Damon and Affleck are both named Gerry, seemingly longtime friends (hinted at by the comfortable, nonsensical banter that exists between them) who stop along the road for a hike in the mountains and get lost. The rest of the film is their increasingly desperate and bewildered attempt to find their way back. There are no other characters, very little dialogue, and long stretches of silent, unbroken shots, often long shots tracking the Gerrys as they trod across a landscape that seems the more epic for its many changes, a result of shooting in three different locations — the deserts of Argentina, Death Valley, and the tundra-like white salt flats of Utah.
One of Van Sant’s primary formal concerns lies in using his long takes to explore real time in a manner that films rarely do. By slowing things down to the extreme, he is, in theory, forcing the viewer to look at a film in a new way, to concentrate more, to let the eye roam over the frame rather than focus on something a director is making you look at. But it isn’t like Van Sant is the first filmmaker to have such a notion. As with Psycho, he is partly taking the fan’s role of retracing the paths of his personal icons. Van Sant has even mentioned the work of Russian filmmaker Andrei Tarkovsky, whose long tracking shots over bare land are the stuff of film-snob in-jokes, and Hungarian Béla Tarr, whose films I’ve never had the opportunity to see but who reliable sources assure me earns the hype. Another recent example of this strategy is Aleksandr Sokurov’s Russian Ark, a 90-minutes-plus digital video feature that is one continuous take, though Sokurov’s highly theatrical film is in other ways the antithesis of Van Sant’s minimalism. And the granddaddy of this style may be Michael Snow’s classic avant-garde film Wavelength, is a 45-minute-long zoom shot across a room to a photo of waves on the opposite wall.
Van Sant employs these familiar avant-garde techniques with the enthusiasm of a film student shooting a thesis, which has its charms. And one supposes that Van Sant’s film may be seen by more people than any of the above, a result of having the name “Matt Damon” on the marquee, though one doubts that even Damon can sell this Outward Bound Beckett to the masses.
Ultimately, Van Sant seems to have bitten off a bit too much. Even at his peak he didn’t seem quite as momentous an artist as American indie contemporaries Jim Jarmusch and Richard Linklater. And while those filmmakers have recently pushed the boundaries of their work to wild success, at least artistically, with Dead Man and Waking Life, respectively, Van Sant’s work comes across as more pretentious because his follow-through doesn’t match his concepts.
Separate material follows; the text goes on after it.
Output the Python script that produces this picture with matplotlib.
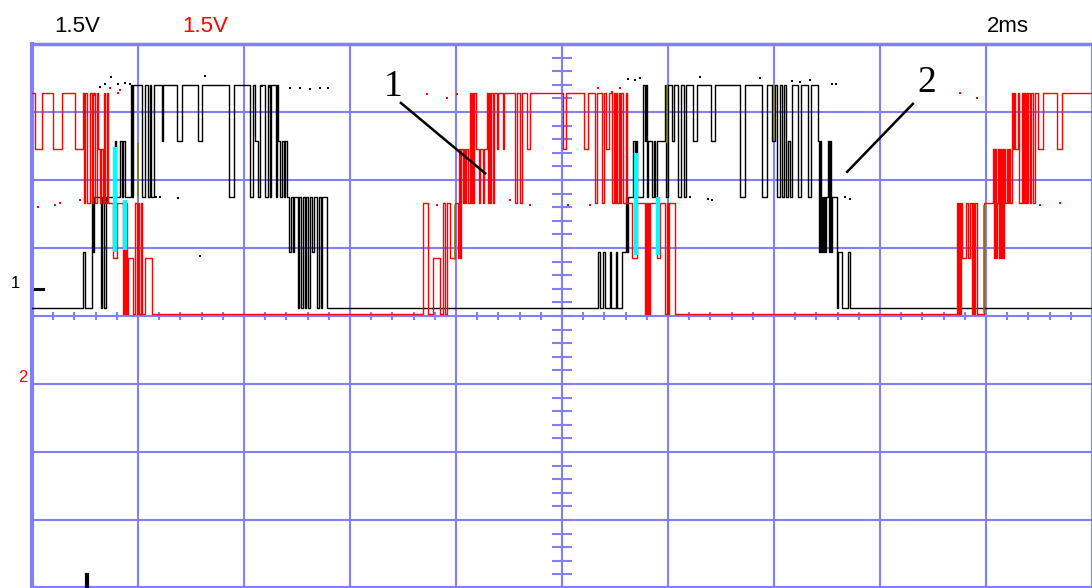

Rather, Van Sant’s experimentation is more in line with another of his contemporaries, Steven Soderbergh, who experimented to grand effect with the almost Dada Schizopolis but who came crashing down to earth with last year’s Full Frontal, which provoked walkouts, as Gerry reportedly has.
There is a cumulative effect to the film, with so much time spent with eye-popping landscape cinematography dwarfing the film’s human protagonists: By the time the Gerrys reach the end of their journey, the viewer can feel the hard weight of the ordeal. That is, if the viewer has made it to the end as well.